Houston's Cardtronics Buys Allpoint Network to Diversify

Cardtronics Inc., the top merchant automated teller machine deployer, has acquired Allpoint, the country's largest surcharge-free network, to diversify its revenue stream beyond ATM surcharges.

The Houston company completed the acquisition of Allpoint last month from ATM National Inc. of Bethesda, Md., but has not announced the deal.

In an interview Friday, Chris Brewster, Cardtronics' chief financial officer, called the purchase "another leg of the strategic effort" to increase transaction volume at his company's machines. "Allpoint gives banks another reason to develop a business relationship with Cardtronics."

He would not say how much his company paid for Allpoint. Both Cardtronics and ATM National are privately held, though Cardtronics has considered going public.

Cardtronics and Allpoint had been partners for years. Banks and credit unions pay a fee to join Allpoint and can offer their customers free transactions at machines that are part of the network. This arrangement gives an advantage to small banks and credit unions that do not have extensive ATM networks of their own.

However, Allpoint did not own any ATMs; it partnered with independent sales organizations such as Cardtronics, which owned 25,000 of the 32,000 machines in the network.

Mr. Brewster said that about 25% of ATM users are willing to pay a surcharge, but 75% avoid using machines that do not belong to their bank, because they do not want to pay a fee. Buying Allpoint was "a way for us to address that 75% of the market that may not be as attracted to our primary business model" of surcharging consumers.

He would not say how many of the transactions his company processes come from machines on Allpoint's network. Cardtronics plans to keep Allpoint's management in place and will continue to use the Allpoint name.

Cardtronics has also been diversifying its revenue by making deals with several banking companies to put their names on some of its ATMs. The banking companies can offer their customers free access to more ATMs, and Cardtronics gets a stable source of revenue; it also continues to earn surcharge revenue from other companies' customers who use the machines.

JPMorgan Chase & Co. of New York, PNC Financial Services Group Inc. of Pittsburgh, and Commerce Bancorp Inc. of Cherry Hill, N.J., signed such agreements with Cardtronics last year.

Mr.
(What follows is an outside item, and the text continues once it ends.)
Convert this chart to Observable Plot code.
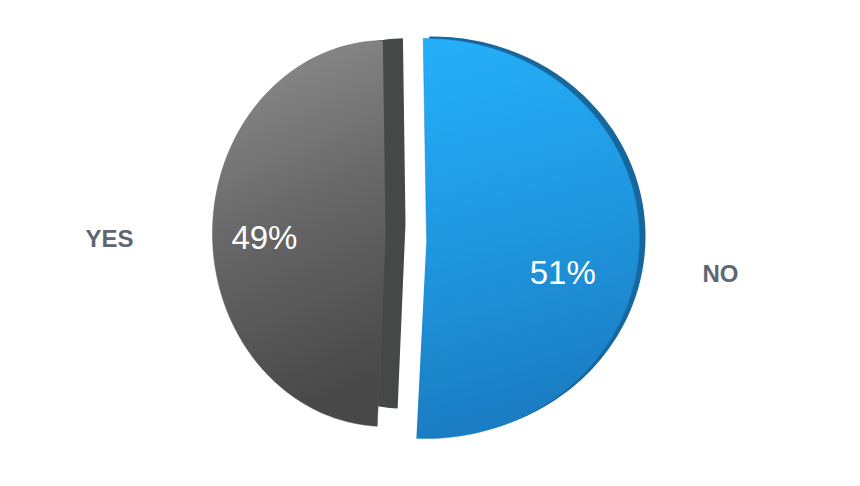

Brewster said that by working directly with banks, Cardtronics could also begin to offer new services. For example, he said his bank customers might eventually be able to offer one-on-one marketing to their customers through his company's ATMs.

Ben Psillas, the president and founder of Allpoint, said Friday that potential bank and credit union customers were sometimes wary of joining an ATM network that did not own any machines. The purchase by Cardtronics has "eliminated the middleman," and his customers are now working directly with the ATMs' owner, he said.

"The stability and credibly is there. They know the ATMs are going to be there," Mr. Psillas said.

In the past many of his customers asked him if they could put their logo on some of the machines, he said. "I'd say, 'That's great, but I can't do anything for you. You can call Cardtronics.' Now they have the ability to buy that access directly through us."

Mr. Psillas said that when he unveiled Allpoint about three years ago, the industry wondered, "Will this thing fly?" Since then the surcharge-free network concept has become well established. Genpass Inc., which used to impose surcharges on the ATMs in its merchant network, switched to the surcharge-free model in 2003. (U.S. Bancorp bought Genpass last year.) Visa U.S.A. Inc. formed a surcharge-free alliance in 2004.

Tim Sloane, the director for the debit advisory service for Mercator Advisory Group Inc. of Waltham, Mass., said that buying Allpoint is a "wonderful way for Cardtronics to be talking to banks that they would otherwise not be talking to, and also gives them opportunities" to sell various back-office services, including the outsourcing and driving of ATMs.

More and more banks are considering outsourcing their ATMs, especially those at merchant locations, he said. As the banks examine their ATM costs, they are discovering that they are "totally not efficient" when compared with companies such as Cardtronics or Genpass.

Gwenn Bezard, a research director for the Boston market research firm Aite Group LLC, said that the purchase puts "some competitive pressure on other ISO deployers," and that Cardtronics' competitors are also looking for sources of nonsurcharge revenue.

The purchase also reflects a general shift away from surcharging; in the last three years the industry has been "moving back where consumers were in the early '90s," he said. "The pendulum is moving back … to waiving the surcharge."